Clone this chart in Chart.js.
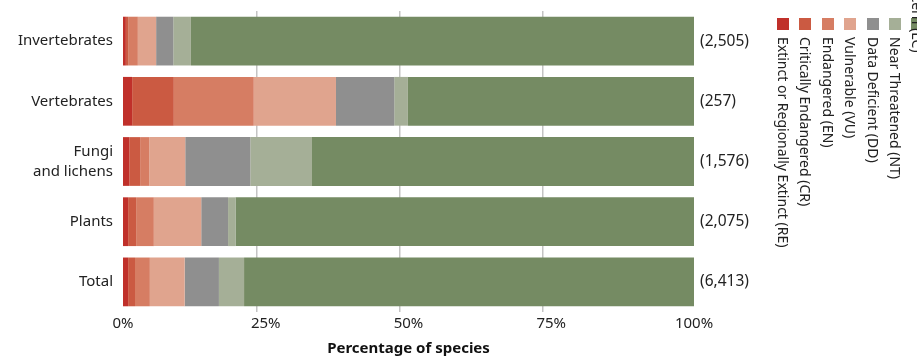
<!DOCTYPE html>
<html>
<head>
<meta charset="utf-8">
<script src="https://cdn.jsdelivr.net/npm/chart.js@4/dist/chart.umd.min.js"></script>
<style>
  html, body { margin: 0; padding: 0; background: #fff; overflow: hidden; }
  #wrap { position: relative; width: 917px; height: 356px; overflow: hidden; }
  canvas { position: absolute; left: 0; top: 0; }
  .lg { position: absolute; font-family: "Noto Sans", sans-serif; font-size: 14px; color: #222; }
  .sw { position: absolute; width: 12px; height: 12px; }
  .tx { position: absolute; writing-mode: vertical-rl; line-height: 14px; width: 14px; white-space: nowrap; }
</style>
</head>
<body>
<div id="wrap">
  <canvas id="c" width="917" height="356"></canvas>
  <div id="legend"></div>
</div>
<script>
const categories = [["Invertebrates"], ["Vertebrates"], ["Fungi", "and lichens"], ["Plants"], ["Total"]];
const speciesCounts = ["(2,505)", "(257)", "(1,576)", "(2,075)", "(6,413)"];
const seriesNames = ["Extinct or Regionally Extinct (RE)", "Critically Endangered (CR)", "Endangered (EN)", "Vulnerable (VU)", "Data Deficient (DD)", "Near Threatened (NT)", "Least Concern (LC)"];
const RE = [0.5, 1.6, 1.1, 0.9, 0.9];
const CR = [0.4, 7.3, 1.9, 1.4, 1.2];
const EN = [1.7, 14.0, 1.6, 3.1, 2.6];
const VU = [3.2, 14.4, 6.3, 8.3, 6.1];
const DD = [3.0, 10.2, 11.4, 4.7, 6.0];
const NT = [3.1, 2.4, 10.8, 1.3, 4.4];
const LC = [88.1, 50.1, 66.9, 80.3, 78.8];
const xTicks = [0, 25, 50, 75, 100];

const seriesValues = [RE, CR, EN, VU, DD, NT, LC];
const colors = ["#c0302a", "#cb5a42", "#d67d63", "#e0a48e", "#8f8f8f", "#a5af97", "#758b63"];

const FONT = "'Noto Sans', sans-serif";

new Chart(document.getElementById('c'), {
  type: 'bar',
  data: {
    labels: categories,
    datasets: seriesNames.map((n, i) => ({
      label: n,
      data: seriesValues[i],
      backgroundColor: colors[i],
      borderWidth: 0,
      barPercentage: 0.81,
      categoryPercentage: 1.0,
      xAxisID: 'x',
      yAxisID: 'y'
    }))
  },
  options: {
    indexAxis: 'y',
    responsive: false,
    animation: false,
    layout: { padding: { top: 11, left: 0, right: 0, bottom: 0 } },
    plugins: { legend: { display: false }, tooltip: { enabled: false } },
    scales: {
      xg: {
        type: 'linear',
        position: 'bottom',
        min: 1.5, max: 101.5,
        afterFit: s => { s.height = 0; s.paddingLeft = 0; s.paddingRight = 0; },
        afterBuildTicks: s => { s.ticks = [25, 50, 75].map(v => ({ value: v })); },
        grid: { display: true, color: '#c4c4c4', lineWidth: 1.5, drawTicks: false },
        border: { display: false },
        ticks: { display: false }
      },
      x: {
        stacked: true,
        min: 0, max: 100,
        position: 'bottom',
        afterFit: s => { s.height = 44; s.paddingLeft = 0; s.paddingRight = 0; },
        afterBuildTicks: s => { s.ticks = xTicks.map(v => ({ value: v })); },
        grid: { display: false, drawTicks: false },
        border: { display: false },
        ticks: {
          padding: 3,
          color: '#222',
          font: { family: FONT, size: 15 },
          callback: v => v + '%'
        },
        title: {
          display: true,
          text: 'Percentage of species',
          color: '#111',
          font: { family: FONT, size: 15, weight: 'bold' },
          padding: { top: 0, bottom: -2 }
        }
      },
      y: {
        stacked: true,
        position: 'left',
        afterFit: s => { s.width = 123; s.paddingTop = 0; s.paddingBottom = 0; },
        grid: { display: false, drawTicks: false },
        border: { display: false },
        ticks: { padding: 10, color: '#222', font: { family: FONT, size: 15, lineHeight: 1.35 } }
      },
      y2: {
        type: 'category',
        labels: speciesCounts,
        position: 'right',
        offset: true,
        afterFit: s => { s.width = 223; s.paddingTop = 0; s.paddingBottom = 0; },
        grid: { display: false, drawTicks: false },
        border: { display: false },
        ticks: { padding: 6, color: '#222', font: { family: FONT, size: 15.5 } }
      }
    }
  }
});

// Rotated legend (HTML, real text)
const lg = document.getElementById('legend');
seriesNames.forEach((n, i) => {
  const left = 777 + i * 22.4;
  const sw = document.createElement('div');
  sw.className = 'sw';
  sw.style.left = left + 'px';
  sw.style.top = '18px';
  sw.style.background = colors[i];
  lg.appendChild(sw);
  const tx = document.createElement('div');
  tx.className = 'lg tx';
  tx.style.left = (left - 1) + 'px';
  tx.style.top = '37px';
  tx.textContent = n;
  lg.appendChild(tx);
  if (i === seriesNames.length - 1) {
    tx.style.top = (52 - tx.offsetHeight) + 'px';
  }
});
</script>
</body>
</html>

▸ **WORK TO DO**: Restate the data above word for word. Skip every picture.

▸ **THE RESULT**:
Clone this chart in Chart.js.
<!DOCTYPE html>
<html>
<head>
<meta charset="utf-8">
<script src="https://cdn.jsdelivr.net/npm/chart.js@4/dist/chart.umd.min.js"></script>
<style>
  html, body { margin: 0; padding: 0; background: #fff; overflow: hidden; }
  #wrap { position: relative; width: 917px; height: 356px; overflow: hidden; }
  canvas { position: absolute; left: 0; top: 0; }
  .lg { position: absolute; font-family: "Noto Sans", sans-serif; font-size: 14px; color: #222; }
  .sw { position: absolute; width: 12px; height: 12px; }
  .tx { position: absolute; writing-mode: vertical-rl; line-height: 14px; width: 14px; white-space: nowrap; }
</style>
</head>
<body>
<div id="wrap">
  <canvas id="c" width="917" height="356"></canvas>
  <div id="legend"></div>
</div>
<script>
const categories = [["Invertebrates"], ["Vertebrates"], ["Fungi", "and lichens"], ["Plants"], ["Total"]];
const speciesCounts = ["(2,505)", "(257)", "(1,576)", "(2,075)", "(6,413)"];
const seriesNames = ["Extinct or Regionally Extinct (RE)", "Critically Endangered (CR)", "Endangered (EN)", "Vulnerable (VU)", "Data Deficient (DD)", "Near Threatened (NT)", "Least Concern (LC)"];
const RE = [0.5, 1.6, 1.1, 0.9, 0.9];
const CR = [0.4, 7.3, 1.9, 1.4, 1.2];
const EN = [1.7, 14.0, 1.6, 3.1, 2.6];
const VU = [3.2, 14.4, 6.3, 8.3, 6.1];
const DD = [3.0, 10.2, 11.4, 4.7, 6.0];
const NT = [3.1, 2.4, 10.8, 1.3, 4.4];
const LC = [88.1, 50.1, 66.9, 80.3, 78.8];
const xTicks = [0, 25, 50, 75, 100];

const seriesValues = [RE, CR, EN, VU, DD, NT, LC];
const colors = ["#c0302a", "#cb5a42", "#d67d63", "#e0a48e", "#8f8f8f", "#a5af97", "#758b63"];

const FONT = "'Noto Sans', sans-serif";

new Chart(document.getElementById('c'), {
  type: 'bar',
  data: {
    labels: categories,
    datasets: seriesNames.map((n, i) => ({
      label: n,
      data: seriesValues[i],
      backgroundColor: colors[i],
      borderWidth: 0,
      barPercentage: 0.81,
      categoryPercentage: 1.0,
      xAxisID: 'x',
      yAxisID: 'y'
    }))
  },
  options: {
    indexAxis: 'y',
    responsive: false,
    animation: false,
    layout: { padding: { top: 11, left: 0, right: 0, bottom: 0 } },
    plugins: { legend: { display: false }, tooltip: { enabled: false } },
    scales: {
      xg: {
        type: 'linear',
        position: 'bottom',
        min: 1.5, max: 101.5,
        afterFit: s => { s.height = 0; s.paddingLeft = 0; s.paddingRight = 0; },
        afterBuildTicks: s => { s.ticks = [25, 50, 75].map(v => ({ value: v })); },
        grid: { display: true, color: '#c4c4c4', lineWidth: 1.5, drawTicks: false },
        border: { display: false },
        ticks: { display: false }
      },
      x: {
        stacked: true,
        min: 0, max: 100,
        position: 'bottom',
        afterFit: s => { s.height = 44; s.paddingLeft = 0; s.paddingRight = 0; },
        afterBuildTicks: s => { s.ticks = xTicks.map(v => ({ value: v })); },
        grid: { display: false, drawTicks: false },
        border: { display: false },
        ticks: {
          padding: 3,
          color: '#222',
          font: { family: FONT, size: 15 },
          callback: v => v + '%'
        },
        title: {
          display: true,
          text: 'Percentage of species',
          color: '#111',
          font: { family: FONT, size: 15, weight: 'bold' },
          padding: { top: 0, bottom: -2 }
        }
      },
      y: {
        stacked: true,
        position: 'left',
        afterFit: s => { s.width = 123; s.paddingTop = 0; s.paddingBottom = 0; },
        grid: { display: false, drawTicks: false },
        border: { display: false },
        ticks: { padding: 10, color: '#222', font: { family: FONT, size: 15, lineHeight: 1.35 } }
      },
      y2: {
        type: 'category',
        labels: speciesCounts,
        position: 'right',
        offset: true,
        afterFit: s => { s.width = 223; s.paddingTop = 0; s.paddingBottom = 0; },
        grid: { display: false, drawTicks: false },
        border: { display: false },
        ticks: { padding: 6, color: '#222', font: { family: FONT, size: 15.5 } }
      }
    }
  }
});

// Rotated legend (HTML, real text)
const lg = document.getElementById('legend');
seriesNames.forEach((n, i) => {
  const left = 777 + i * 22.4;
  const sw = document.createElement('div');
  sw.className = 'sw';
  sw.style.left = left + 'px';
  sw.style.top = '18px';
  sw.style.background = colors[i];
  lg.appendChild(sw);
  const tx = document.createElement('div');
  tx.className = 'lg tx';
  tx.style.left = (left - 1) + 'px';
  tx.style.top = '37px';
  tx.textContent = n;
  lg.appendChild(tx);
  if (i === seriesNames.length - 1) {
    tx.style.top = (52 - tx.offsetHeight) + 'px';
  }
});
</script>
</body>
</html>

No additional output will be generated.